Column: The Sloppy Incumbent
The once-invincible Obama campaign team has become mistake-prone
The sound and fury of the Republican primary has distracted political observers from one of the most interesting political developments of the cycle thus far: President Obama’s reelection campaign is a pallid imitation of his 2008 juggernaut.
The merits and importance of that campaign have been exaggerated, of course. Show me a candidate from the out-party running in an environment in which the incumbent averages 29 percent approval in the run-up to the election, in which the economy is in a recession and credit crisis, in which U.S. troops are deployed overseas in two unpopular wars, and I’ll show you a winner. The fact that Obama’s general election opponent chose to ignore his greatest vulnerability only eased his passage to the White House. The favorable political landscape and the media’s hosannas obscured weaknesses—Obama’s remoteness, his dependence on scripts, his partisanship, and his inflated sense of his powers of persuasion—that would harm him after the Inauguration.
Obama for America 2008 may not have been, as the president put it on Election Night, the “best political campaign, I think, in the history of America.” Nor was it, as a former editor of the New Republic once wrote, “the political equivalent of crossing a Lamborghini with a Hummer.” But Obama’s first presidential run was formidable in at least this aspect: The then-senator and his top lieutenants were careful in projecting a “good-government,” squeaky-clean halo over his candidacy.
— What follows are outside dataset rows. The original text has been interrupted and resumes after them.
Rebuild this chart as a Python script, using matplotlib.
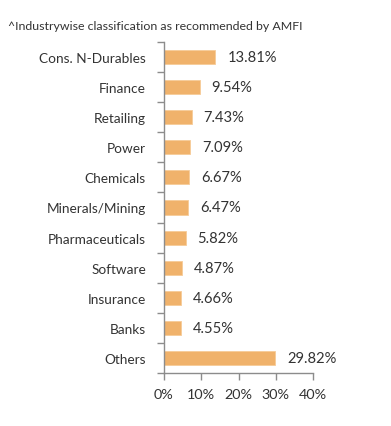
import matplotlib.pyplot as plt
import numpy as np

plt.rcParams['font.family'] = ['Lato', 'DejaVu Sans']

categories = ["Cons. N-Durables", "Finance", "Retailing", "Power", "Chemicals",
              "Minerals/Mining", "Pharmaceuticals", "Software", "Insurance",
              "Banks", "Others"]
values = [13.81, 9.54, 7.43, 7.09, 6.67, 6.47, 5.82, 4.87, 4.66, 4.55, 29.82]
x_ticks = [0, 10, 20, 30, 40]
note = "^Industrywise classification as recommended by AMFI"

bar_color = "#F0B26B"
axis_color = "#8c8c8c"
text_color = "#333333"

fig = plt.figure(figsize=(3.91, 4.27), dpi=100)
ax = fig.add_axes([164 / 391, 1 - 374 / 427, (313 - 164) / 391, (374 - 43) / 427])

y = np.arange(len(categories))
ax.barh(y, values, height=0.47, color=bar_color, edgecolor="#F6CB98", linewidth=0.6)
for yi, v in zip(y, values):
    ax.text(v + 3.2, yi, f"{v:.2f}%", va="center", ha="left",
            fontsize=10.6, color=text_color)

ax.set_xlim(0, 40)
ax.set_ylim(len(categories) - 0.5, -0.5)
ax.set_xticks(x_ticks)
ax.set_xticklabels([f"{t}%" for t in x_ticks], fontsize=10.4, color=text_color)
ax.set_yticks(y)
ax.set_yticklabels(categories, fontsize=9.8, color=text_color)
ax.set_yticks(np.arange(len(categories) + 1) - 0.5, minor=True)
ax.tick_params(axis="y", which="major", length=0, pad=13)
ax.tick_params(axis="y", which="minor", length=5, color=axis_color, width=1)
ax.tick_params(axis="x", length=5, color=axis_color, width=1, pad=6)

for s in ["top", "right"]:
    ax.spines[s].set_visible(False)
for s in ["left", "bottom"]:
    ax.spines[s].set_color(axis_color)
    ax.spines[s].set_linewidth(1)

fig.text(8 / 391, 1 - 27 / 427, note, fontsize=8.9, color=text_color, va="center")

fig.savefig("out.png", dpi=100, facecolor="white")
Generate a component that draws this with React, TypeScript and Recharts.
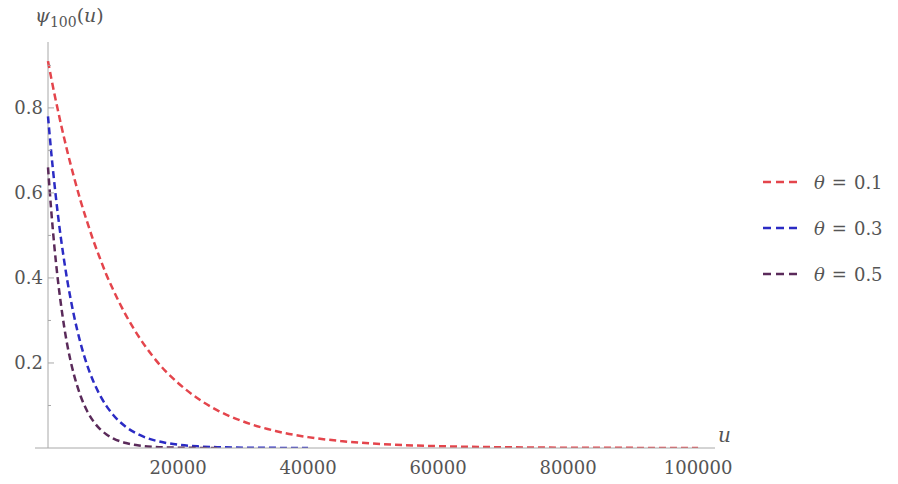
import React from 'react';
import { LineChart, Line, XAxis, YAxis, ReferenceLine } from 'recharts';

// u sample points shared by the three curves
const uPoints = [
  0, 500, 1000, 1500, 2000, 2500, 3000, 3500, 4000, 5000, 6000, 7000, 8000, 9000, 10000,
  12000, 14000, 16000, 18000, 20000, 23000, 26000, 30000, 35000, 40000, 45000, 50000,
  55000, 60000, 70000, 80000, 90000, 100000,
];

const theta01 = [
  0.91, 0.87, 0.832, 0.796, 0.761, 0.728, 0.696, 0.666, 0.637, 0.582, 0.533, 0.487, 0.446, 0.407,
  0.373, 0.312, 0.261, 0.218, 0.182, 0.153, 0.117, 0.089, 0.0625, 0.04, 0.0256, 0.0164, 0.0105,
  0.0067, 0.0043, 0.0018, 0.0007, 0.0003, 0.0001,
];

const theta03 = [
  0.78, 0.695, 0.62, 0.552, 0.492, 0.439, 0.391, 0.349, 0.311, 0.247, 0.196, 0.156, 0.124, 0.0985,
  0.0783, 0.0495, 0.0312, 0.0197, 0.0125, 0.0079, 0.0039, 0.002, 0.0008, 0.0003, 0.0001,
  null, null, null, null, null, null, null, null,
];

const theta05 = [
  0.66, 0.558, 0.471, 0.398, 0.337, 0.284, 0.24, 0.203, 0.172, 0.123, 0.0875, 0.0625, 0.0446,
  0.0319, 0.0228, 0.0116, 0.0059, 0.003, 0.0015, 0.0008, 0.0003, 0.0001,
  null, null, null, null, null, null, null, null, null, null, null,
];

const xTicks = [20000, 40000, 60000, 80000, 100000];
const yTicks = [0.05, 0.1, 0.15, 0.2, 0.25, 0.3, 0.35, 0.4, 0.45, 0.5, 0.55, 0.6, 0.65, 0.7, 0.75, 0.8, 0.85, 0.9];
const legendLabels = ['0.1', '0.3', '0.5'];

const COLORS = ['#e4454c', '#2b2bc4', '#5a2a5a'];
const AXIS = '#a8a8a8';
const FONT = '"DejaVu Serif", "Liberation Serif", serif';
const DASH = '7 4';

const data = uPoints.map((u, i) => ({ u, a: theta01[i], b: theta03[i], c: theta05[i] }));

const YTick = (props: any) => {
  const { x, y, payload } = props;
  const v = payload.value as number;
  const major = Math.abs(v * 5 - Math.round(v * 5)) < 1e-6;
  const ax = x + 13;
  return (
    <g>
      <line x1={ax} x2={ax + (major ? 6 : 3)} y1={y} y2={y} stroke={AXIS} strokeWidth={1} />
      {major && (
        <text x={ax - 5} y={y} dy="0.35em" textAnchor="end" fill="#555" fontSize={18} fontFamily={FONT}>
          {v.toFixed(1)}
        </text>
      )}
    </g>
  );
};

export default function App() {
  return (
    <div style={{ position: 'fixed', left: 0, top: 0, width: 898, height: 484, background: '#fff' }}>
      <LineChart width={898} height={484} data={data} margin={{ top: 42, right: 183, left: 0, bottom: 6 }}>
        <XAxis
          dataKey="u"
          type="number"
          domain={[-2000, 102600]}
          allowDataOverflow
          ticks={xTicks}
          tickLine={false}
          tickMargin={7}
          height={30}
          axisLine={{ stroke: AXIS }}
          tick={{ fill: '#555', fontSize: 18, fontFamily: FONT }}
        />
        <YAxis
          type="number"
          domain={[0, 0.955]}
          allowDataOverflow
          ticks={yTicks}
          width={35}
          axisLine={false}
          tickLine={false}
          tickSize={0}
          tickMargin={0}
          tick={<YTick />}
        />
        <ReferenceLine x={0} stroke={AXIS} />
        <Line dataKey="a" type="monotone" stroke={COLORS[0]} strokeWidth={2.5} strokeDasharray={DASH} dot={false} isAnimationActive={false} />
        <Line dataKey="b" type="monotone" stroke={COLORS[1]} strokeWidth={2.5} strokeDasharray={DASH} dot={false} isAnimationActive={false} />
        <Line dataKey="c" type="monotone" stroke={COLORS[2]} strokeWidth={2.5} strokeDasharray={DASH} dot={false} isAnimationActive={false} />
      </LineChart>
      <div style={{ position: 'absolute', left: 762, top: 159, fontFamily: FONT, fontSize: 18, color: '#555' }}>
        {legendLabels.map((l, i) => (
          <div key={l} style={{ display: 'flex', alignItems: 'center', height: 46 }}>
            <svg width={40} height={10} style={{ marginRight: 12 }}>
              <line x1={1} x2={39} y1={5} y2={5} stroke={COLORS[i]} strokeWidth={2.5} strokeDasharray="8 5" />
            </svg>
            <span style={{ whiteSpace: 'nowrap' }}>
              <i>θ</i>
              <span style={{ margin: '0 7px' }}>=</span>
              {l}
            </span>
          </div>
        ))}
      </div>
      <div style={{ position: 'absolute', left: 35, top: 4, fontFamily: FONT, fontSize: 19, color: '#555', whiteSpace: 'nowrap' }}>
        <i>ψ</i>
        <sub style={{ fontSize: 14 }}>100</sub>(<i>u</i>)
      </div>
      <div style={{ position: 'absolute', left: 718, top: 423, fontFamily: FONT, fontSize: 20, color: '#555' }}>
        <i>u</i>
      </div>
    </div>
  );
}
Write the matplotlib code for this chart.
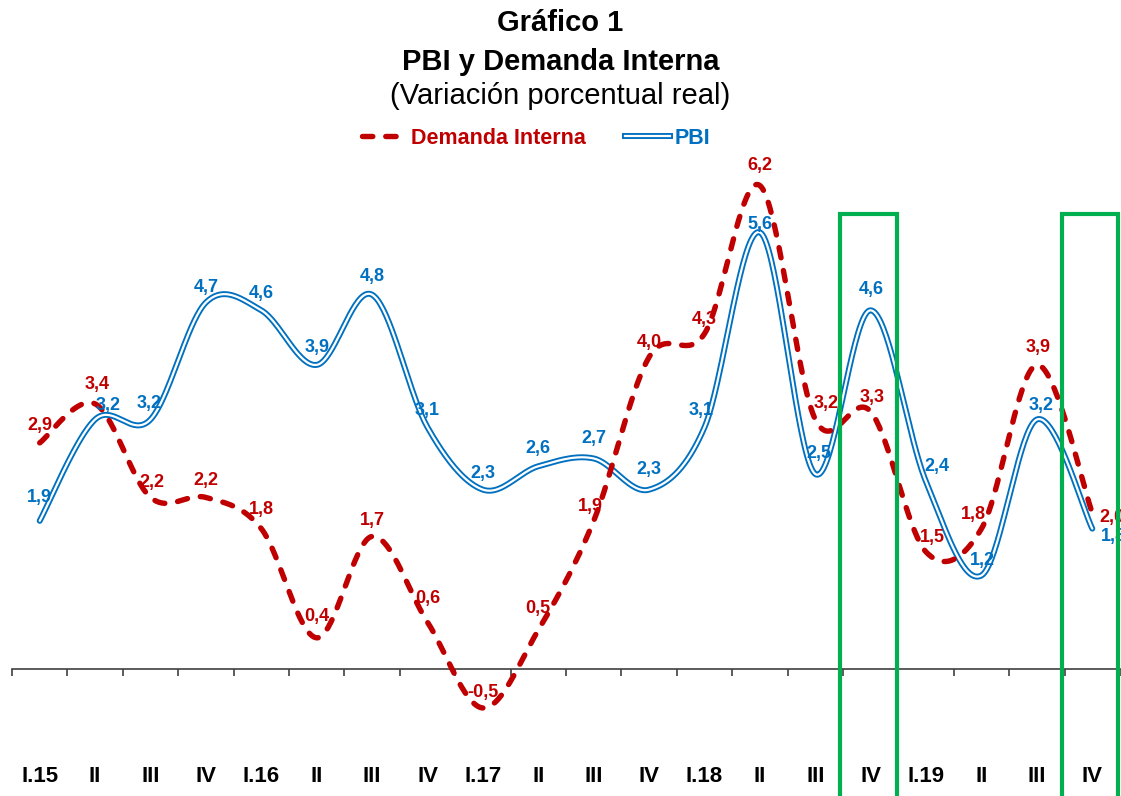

Obama pledged to operate within the system of public financing. No lobbyists were allowed to donate to the campaign. No lobbyist, it was said, would be allowed to serve in an Obama administration. Such an administration, moreover, would be committed to “creating an unprecedented level of openness in government.”
Such promises, more than any specific policies, were crucial to the burgeoning conceit that Obama’s candidacy was “potentially transformational.” That Obama held to a supposedly higher standard than Hillary Clinton or John McCain added to his “cool” factor and helped him excite young voters. But the pledges lasted only as long as they were politically useful. As soon as the Obama campaign realized that it could raise more money outside than inside the public system, it revealed how empty its rhetoric had been. Obama, an outspoken supporter of campaign finance reform, became the first candidate in the post-Watergate era to reject the public financing system.
The Republicans working against Obama’s candidacy in 2008 were both frustrated and impressed by his campaign’s thoroughness in quashing potential scandals. Try as they might, Republican researchers four years ago could not uncover any major lapses in the Obama campaign’s vetting procedures for donors and bundlers. Sure, the Republicans uncovered minor mistakes here and there, but the material was small fry. Chicago was fastidious. And the money came flowing in: $750 million, the most money raised by any candidate for office in American history.
The turnabout on public financing, meanwhile, set the pattern for future reversals. First comes the flowery profession of left-wing ideals. Then the grubby realities set in and Obama and his team backtrack on earlier pledges. The switch causes a brief news sensation in which partisan Democrats declare that Obama was forced into abandoning his position because of Republican perfidy. The media herd nods its collective head and the breach is quickly forgotten.
One of the Common Obama Myths is the “He Ran a Great Campaign” meme. The truth is he always sucked.
How is this possible? He won, didn’t he? He must of done something right.
Obama had a huge money advantage with millions of dollars in donations coming from Wall Street and other 1%ers. He was the media darling. He had the secret support of the Democrat establishment. Despite all of that he nearly lost in both the primary and the general elections.
Obama raked in $99 million during 2007. That is more than all the other Democratic candidates except Hillary were able to raise combined. In 2008 he raised (and spent) $650 million. With that kind of money you can hire people who can sell ice to Eskimos.
The media refused to investigate Obama’s background. When negative information came out anyway the media tried to ignore it. Meanwhile they kept insisting that Obama was the inevitable nominee and that Hillary had no chance of winning.
Despite the advantages of money and media support, Obama failed to beat Hillary. When the primaries were over she had a slight lead in votes and they were in a virtual tie for pledged delegates. So the Democratic establishment declared him the winner anyway.
Obama was and is a crappy candidate. He is pissy, rude and fails to connect to ordinary people. He is a lousy debater and commits numerous gaffes, especially when he speaks without a teleprompter. He has no core beliefs except himself.
The Obama we see today in the Oval Office is the same Obama we saw on the campaign trail four years ago. Those of us that were not wearing Koolaid goggles could see back then he is a stuttering clusterfuck of a miserable failure.